I suppose the first thing to say is just how remarkably Cather strikes precisely the appropriate tone for her Virgilian epgraph: “Optima dies…prima fugit”, from Georgics 3. Life springs seamlessly from descriptions passionately evocative of death; the mere repetition of “burning” is so well employed as to avoid all sense of redundancy and instead to imply the insurmountable rift between language and experience, the unbridgeable memorial gap between the past and the present. Death as well as life lie in those hidden interstices and yield to one another: Nature,by virtue of its bounty “stifles”, yet remains as stimulating as the otherwise sterile ground “stripped bare and gray as sheet-iron”. This burning unknown desire, this animating principle seeking for something, searching for some kind of expression, dying to live and living to die, ultimately finds its answer in attempted reconstruction of another human being, an act of artistic creation, of memorial parturition. The best days have fled; the Golden Age has past. How can we keep alive within us its burning splendor?
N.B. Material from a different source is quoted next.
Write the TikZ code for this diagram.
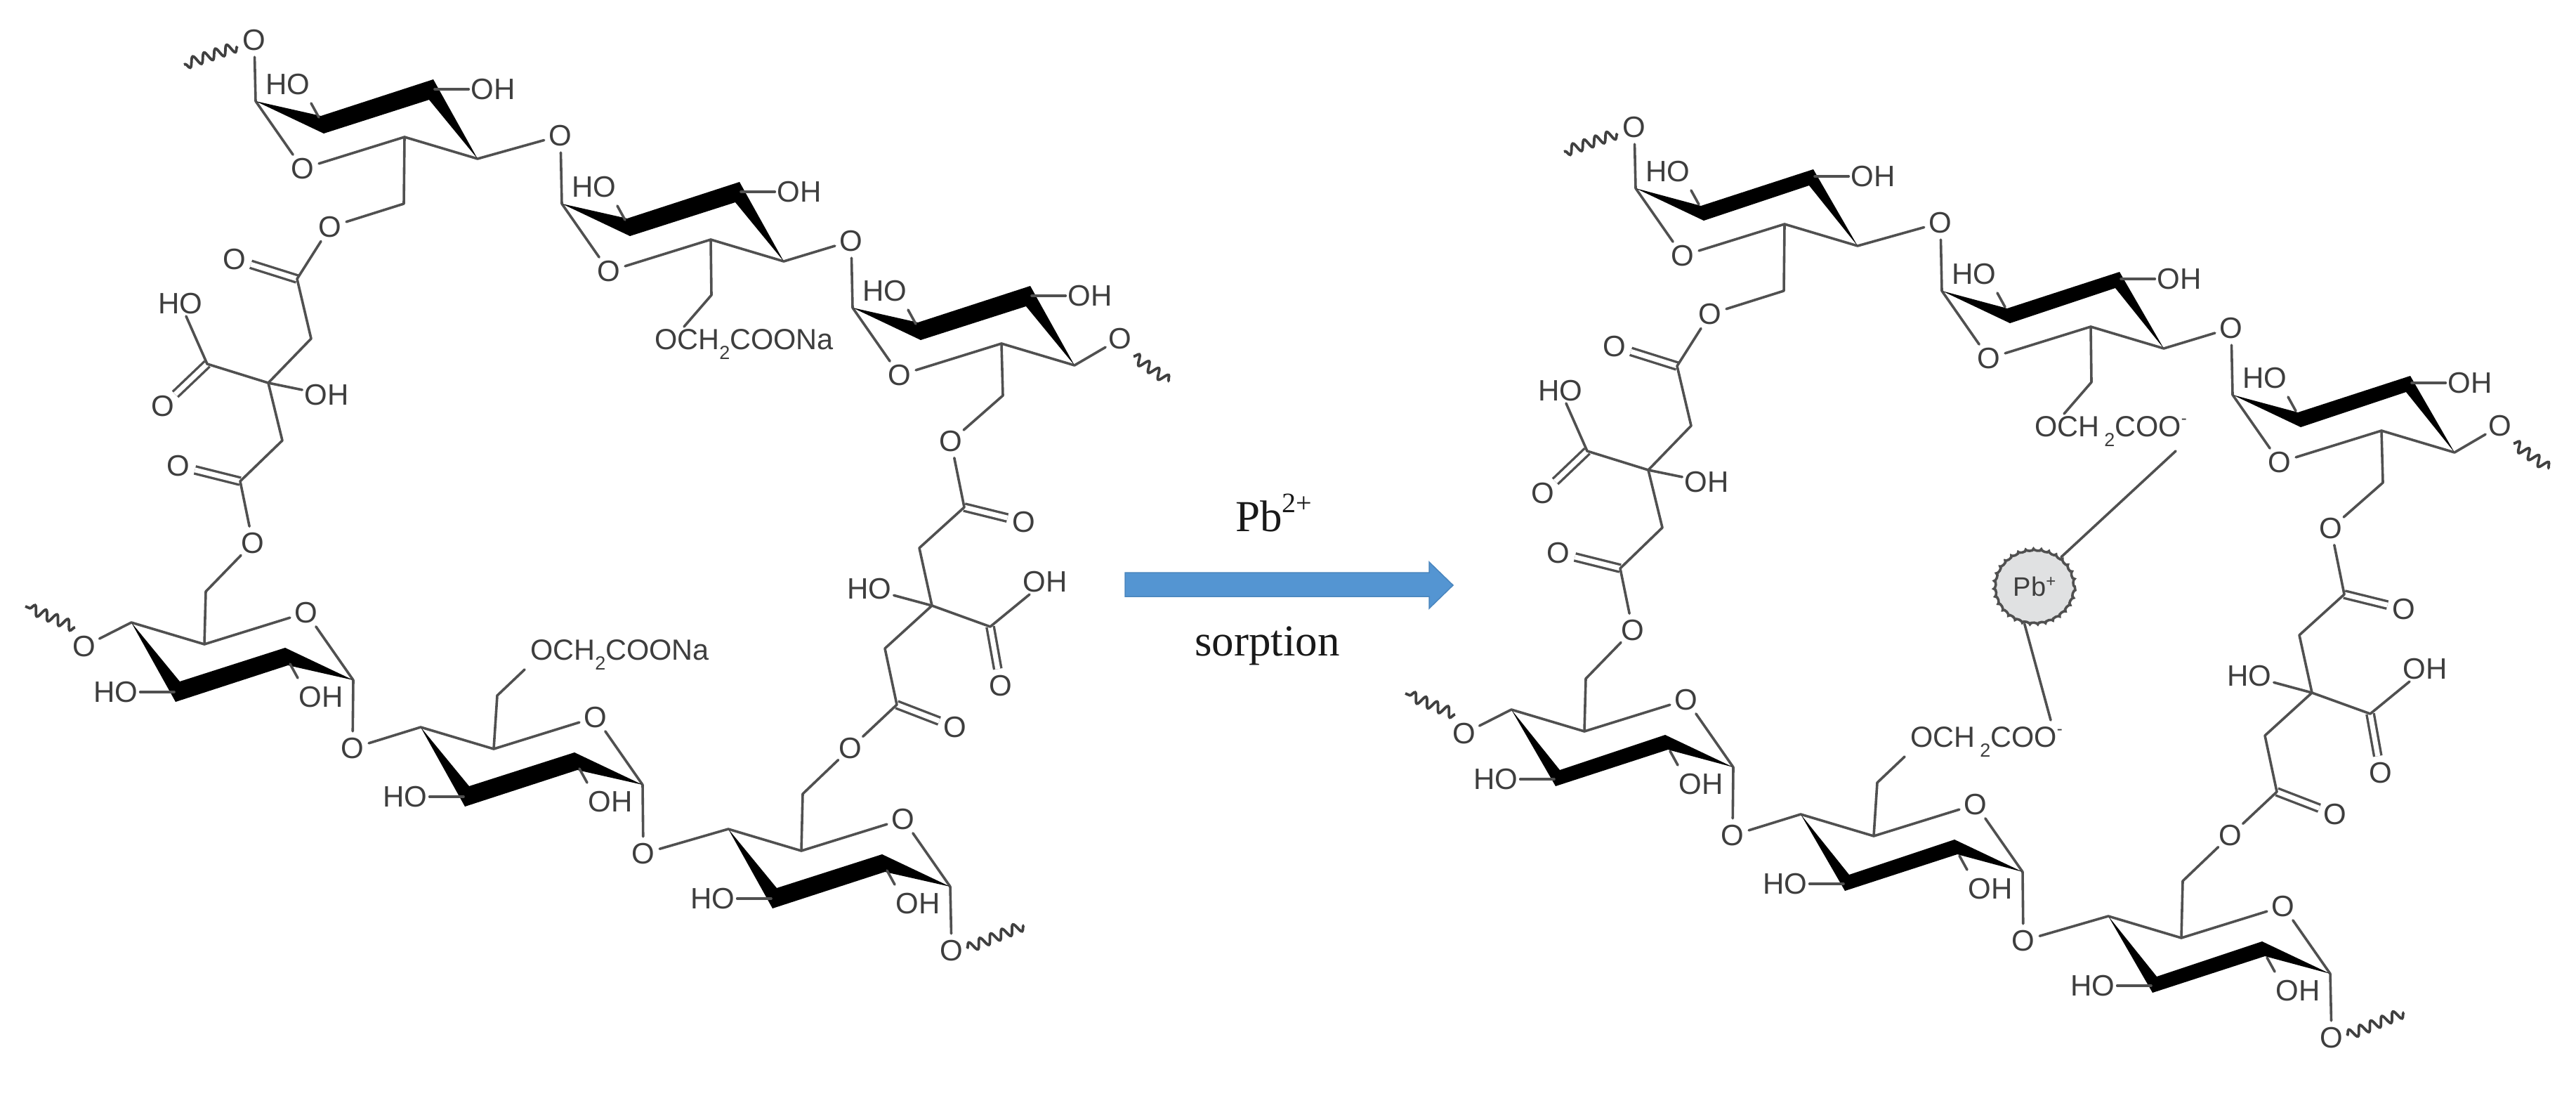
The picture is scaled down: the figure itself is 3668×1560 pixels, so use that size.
\documentclass[tikz,border=0pt]{standalone}
\usepackage{fontspec}
\usetikzlibrary{shapes.geometric,decorations.pathmorphing}
\newfontfamily\chemfont{Liberation Sans}
\newfontfamily\capfont{Liberation Serif}
\definecolor{bondc}{HTML}{505050}
\definecolor{txtc}{HTML}{3E3E3E}
\definecolor{arrowc}{HTML}{5495D2}
\definecolor{arrowe}{HTML}{4A86BE}
\definecolor{pbfill}{HTML}{E0E1E2}
\tikzset{
  bond/.style={line width=3.6pt,draw=bondc,line cap=round,line join=round},
  dbl/.style={line width=3.4pt,draw=bondc,double=white,double distance=7pt},
  wig/.style={line width=3.8pt,draw=black!75,decorate,decoration={snake,segment length=17pt,amplitude=7pt}},
  atom/.style={circle,minimum size=48pt,inner sep=0pt,text=txtc,font=\chemfont\fontsize{42}{42}\selectfont},
  lab/.style={inner sep=3pt,text=txtc,font=\chemfont\fontsize{42}{42}\selectfont},
  chaintext/.style={inner sep=0pt,anchor=west,text=txtc,font=\chemfont\fontsize{41.5}{42}\selectfont},
  captext/.style={inner sep=0pt,anchor=base west,text=black!90,font=\capfont\fontsize{63}{63}\selectfont},
  pbnode/.style={ellipse,minimum width=114pt,minimum height=106pt,inner sep=0pt,draw=bondc,line width=3.6pt,fill=pbfill,
    decorate,decoration={bumps,segment length=22pt,amplitude=2pt},text=txtc,font=\chemfont\fontsize{38}{38}\selectfont},
}
\newcommand{\subtwo}{\raisebox{-0.36em}{\fontsize{27}{27}\selectfont 2}}
% name, x, y, direction, label at C2, label at C3
\newcommand{\sugar}[6]{%
\begin{scope}[shift={(#2,#3)},xscale=#4,yscale=#4]
  \coordinate (#1c1) at (0,0);
  \coordinate (#1c2) at (90,23);
  \coordinate (#1c2e) at (79,3);
  \coordinate (#1c3) at (255,-17);
  \coordinate (#1c4) at (316,82);
  \coordinate (#1c5) at (212,51);
  \node[atom] (#1o) at (67,96) {O};
  \node[lab] (#1a) at (46,-24) {#5};
  \node[lab] (#1b) at (338,-17) {#6};
  \draw[bond] (#1c1) -- (#1o) -- (#1c5) -- (#1c4);
  \fill[black] (0,0) -- (93,{21+\tw}) -- (253,{-31+\tw}) -- (316,82) -- (247,{-2-0.5*\tw}) -- (97,46) -- cycle;
  \draw[bond] (#1c2) -- (#1c2e);
  \draw[bond] (#1c3) -- (#1b);
\end{scope}}
% prefix, dx, dy, band tweak, upper chain text, lower chain text
\newcommand{\molecule}[6]{%
\def\tw{#4}%
\begin{scope}[shift={(#2,#3)}]
  \sugar{#1A}{364}{144}{1}{HO}{OH}
  \sugar{#1B}{800}{290}{1}{HO}{OH}
  \sugar{#1C}{1214}{438}{1}{HO}{OH}
  \sugar{#1D}{503}{968}{-1}{OH}{HO}
  \sugar{#1E}{915}{1117}{-1}{OH}{HO}
  \sugar{#1F}{1353}{1262}{-1}{OH}{HO}
  % glycosidic oxygens
  \node[atom] (#1Oa) at (362,57) {O};
  \node[atom] (#1Ob) at (798,193) {O};
  \node[atom] (#1Oc) at (1212,343) {O};
  \node[atom] (#1Od) at (1595,482) {O};
  \node[atom] (#1Oe) at (502,1065) {O};
  \node[atom] (#1Of) at (916,1215) {O};
  \node[atom] (#1Og) at (1355,1353) {O};
  \node[atom] (#1Oh) at (120,920) {O};
  \draw[bond] (#1Ac1) -- (#1Oa);
  \draw[bond] (#1Ac4) -- (#1Ob) -- (#1Bc1);
  \draw[bond] (#1Bc4) -- (#1Oc) -- (#1Cc1);
  \draw[bond] (#1Cc4) -- (#1Od);
  \draw[bond] (#1Dc1) -- (#1Oe) -- (#1Ec4);
  \draw[bond] (#1Ec1) -- (#1Of) -- (#1Fc4);
  \draw[bond] (#1Fc1) -- (#1Og);
  \draw[bond] (#1Dc4) -- (#1Oh);
  % chain ends
  \coordinate (#1wa1) at (338,66);  \coordinate (#1wa2) at (262,92);
  \coordinate (#1wd1) at (1614,507); \coordinate (#1wd2) at (1665,543);
  \coordinate (#1wg1) at (1377,1350); \coordinate (#1wg2) at (1458,1317);
  \coordinate (#1wh1) at (107,893); \coordinate (#1wh2) at (36,863);
  \draw[wig] (#1wa1) -- (#1wa2);
  \draw[wig] (#1wd1) -- (#1wd2);
  \draw[wig] (#1wg1) -- (#1wg2);
  \draw[wig] (#1wh1) -- (#1wh2);
  % carboxymethyl groups
  \coordinate (#1chb) at (1013,420);
  \coordinate (#1che) at (708,990);
  \node[chaintext] (#1tb) at (932,490) {#5};
  \node[chaintext] (#1te) at (755,932) {#6};
  \coordinate (#1tbe) at (974,465);
  \coordinate (#1tee) at (747,953);
  \draw[bond] (#1Bc5) -- (#1chb) -- (#1tbe);
  \draw[bond] (#1Ec5) -- (#1che) -- (#1tee);
  % left citrate linker
  \coordinate (#1ch1) at (575,290);
  \node[atom] (#1e1) at (470,323) {O};
  \coordinate (#1k1) at (423,397);
  \node[atom] (#1q1) at (334,369) {O};
  \coordinate (#1m1) at (443,482);
  \coordinate (#1z1) at (382,545);
  \coordinate (#1k2) at (295,518);
  \node[lab] (#1h1) at (257,432) {HO};
  \node[atom] (#1q2) at (232,578) {O};
  \node[lab] (#1h2) at (465,562) {OH};
  \coordinate (#1m2) at (402,627);
  \coordinate (#1k3) at (342,685);
  \node[atom] (#1q3) at (254,663) {O};
  \node[atom] (#1e2) at (360,773) {O};
  \coordinate (#1ch2) at (293,842);
  \draw[dbl] (#1k1) -- (#1q1);
  \draw[dbl] (#1k2) -- (#1q2);
  \draw[dbl] (#1k3) -- (#1q3);
  \draw[bond] (#1Ac5) -- (#1ch1) -- (#1e1) -- (#1k1) -- (#1m1) -- (#1z1) -- (#1k2) -- (#1h1);
  \draw[bond] (#1z1) -- (#1h2);
  \draw[bond] (#1z1) -- (#1m2) -- (#1k3) -- (#1e2) -- (#1ch2) -- (#1Dc5);
  % right citrate linker
  \coordinate (#1ch3) at (1428,563);
  \node[atom] (#1e3) at (1354,628) {O};
  \coordinate (#1k4) at (1373,722);
  \node[atom] (#1q4) at (1458,743) {O};
  \coordinate (#1m3) at (1309,780);
  \coordinate (#1z2) at (1327,862);
  \node[lab] (#1h3) at (1238,838) {HO};
  \coordinate (#1k5) at (1410,892);
  \node[lab] (#1h4) at (1488,828) {OH};
  \node[atom] (#1q5) at (1425,976) {O};
  \coordinate (#1m4) at (1260,923);
  \coordinate (#1k6) at (1277,1003);
  \node[atom] (#1q6) at (1360,1035) {O};
  \node[atom] (#1e4) at (1211,1065) {O};
  \coordinate (#1ch4) at (1143,1130);
  \draw[dbl] (#1k4) -- (#1q4);
  \draw[dbl] (#1k5) -- (#1q5);
  \draw[dbl] (#1k6) -- (#1q6);
  \draw[bond] (#1Cc5) -- (#1ch3) -- (#1e3) -- (#1k4) -- (#1m3) -- (#1z2) -- (#1k5) -- (#1h4);
  \draw[bond] (#1z2) -- (#1h3);
  \draw[bond] (#1z2) -- (#1m4) -- (#1k6) -- (#1e4) -- (#1ch4) -- (#1Fc5);
\end{scope}}
\begin{document}
\begin{tikzpicture}[x=1pt,y=-1pt]
  \useasboundingbox (0,0) rectangle (3668,1560);
  \molecule{L}{0}{0}{0}{OCH\subtwo COONa}{OCH\subtwo COONa}
  \molecule{R}{1965}{124}{4}{OCH\,\subtwo COO\raisebox{0.42em}{\fontsize{24}{24}\selectfont -}}{OCH\,\subtwo COO\raisebox{0.42em}{\fontsize{24}{24}\selectfont -}}
  % reaction arrow
  \fill[arrowc,draw=arrowe,line width=1.5pt,line join=miter]
    (1602,815) -- (2035,815) -- (2035,800) -- (2069,833) -- (2035,866) -- (2035,849) -- (1602,849) -- cycle;
  \node[captext] (pbion) at (1759,756) {Pb\raisebox{0.42em}{\fontsize{40}{40}\selectfont 2+}};
  \node[captext] (sorp) at (1701,933) {sorption};
  % lead ion
  \node[pbnode] (pb) at (2897,835) {Pb\raisebox{0.35em}{\fontsize{24}{24}\selectfont +}};
  \coordinate (pbt) at (3098,642);
  \coordinate (pbb) at (2920,1025);
  \draw[bond] (pb.48) -- (pbt);
  \draw[bond] (pb.255) -- (pbb);
\end{tikzpicture}
\end{document}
UPDATE: Here is the extended quote from Georgics 3. I think it more or less supports my interpretation:
Optuma quaeque dies miseris mortalibus aevi
prima fugit; subeunt morbi tristisque senectus
et labor, et durae rapit inclementia mortis.
“Ah! life’s best hours are ever first to fly
From hapless mortals; in their place succeed
Disease and dolorous eld; till travail sore
And death unpitying sweep them from the scene.”